Using two great examples from history, Chamberlain suggests that concerning stories, there needs to be a balance between reality and imagination, the real and the believed. His first story outlines the way the Gitksan people fought for their land by ceremoniously telling the courts of a story where the great grizzly bear Mediik brought down the mountain and buried the river. In addition to this historical retelling, the Gitksan people decided to confirm their legendary story with geologic evidence dating the debris under the earth of their town to match the material at the top of the mountain. While the courts saw this geologic evidence as factually stable and convincing, the Gitksan people were disheartened that the evidence was not taken alongside the previous evidence provided. Within Gitksan understanding of storytelling, what seemed to back their story was a tradition of performance as well as a history of events; reality and literary imagination (Chamberlain 198). According to Chamberlain in the previous chapter, the Gitksan’s legend should have been just as valid because the ceremonies of belief that bring about a revelation of reality are just as valid as any “truth” or “factual” evidence (208). These stories and legends chronicle historical events and create a sense of order, not in a scientific way, but in a faithful way (201).
This idea of faithful observation versus factual observation is illustrated in the second story Chamberlain tells, of two painters creating an entirely different picture of a boat on water. The first painter strives to paint “truthfully”, and goes off of the knowledge she has of the boat, such as the fact that it has exactly 27 portholes. The second painter paints what he can see, which is 7 portholes. Both paintings are credible because of the truth that lies within each observation. Both portraits are true in that they each tell a certain type of truth (222)

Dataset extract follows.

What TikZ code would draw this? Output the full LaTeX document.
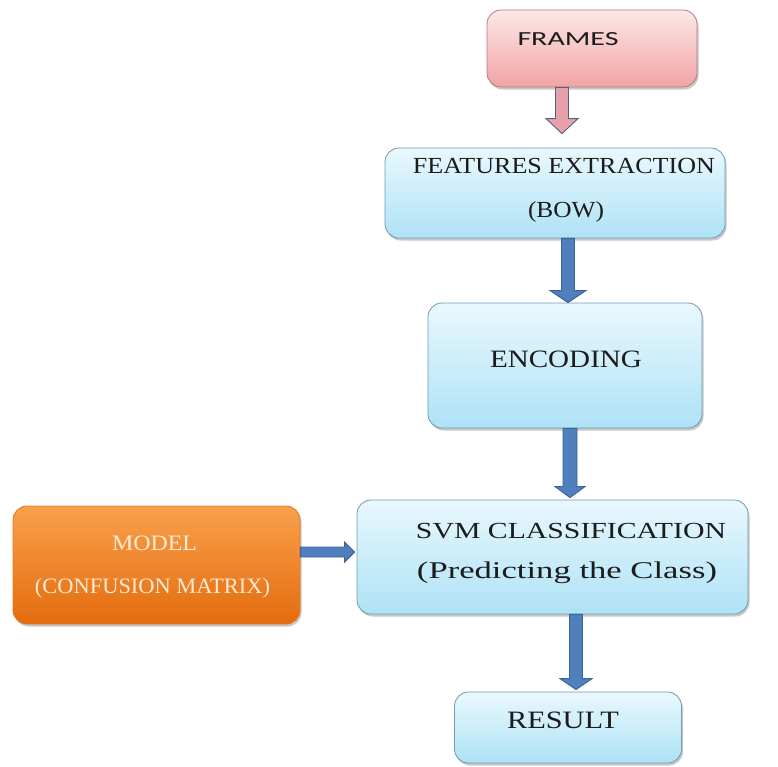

Chamberlain presents these examples in order to begin bridging the gap between “them” and “us”, claiming the common ground between facts of experience and the formalities of expression can both coexist, just like borders must be crossed, as well as acknowledged when it comes to storytelling and art itself (223). Once this is recognized in our own culture, we are able to recognize it in unfamiliar cultures as well, so that “the act of believing in these stories and ceremonies rather than in the particular belief itself” causes us to come together (224).
The idea that these stories and ceremonies offer a possibility of understanding the nature of belief through the correctness of names or more broadly, the correct use of language, has ties to Confucius’s “The Analects”. Chamberlain makes this distinct connection because he believes discipline is needed to better believe ritual and ceremonious acts. Hui Ching Chang briefly outlines some of Confucius’ principles. These principles once again suggest “when names are not used properly, language will not be used effectively” (224), but when they are used correctly, Chamberlain claims the ceremonial moment when we cross the border will occur, and ceremonies that would normally be questioned, such as communion, rock concerts with questionable lyrics (Red Hot Chili Peppers anyone?), and national anthems.
The two stories that make up Canada: our ceremonies, our contracts with one another, and our agreements between Aboriginals and Canadian settlers, are either a chronicle of events or a ceremony of belief. Both, according to Chamberlain are true, in that the two paintings of the boat are true, and both hold equal validity just as the Gatksan legend, as well as the scientific evidence, are useful. While Canada has a story title which is based on the settler story, Chamberlain suggests we must change the underlying title to “aboriginal title”, in order to constitute a new story, and change the way we see the origin of our nation, and the purpose of our nation.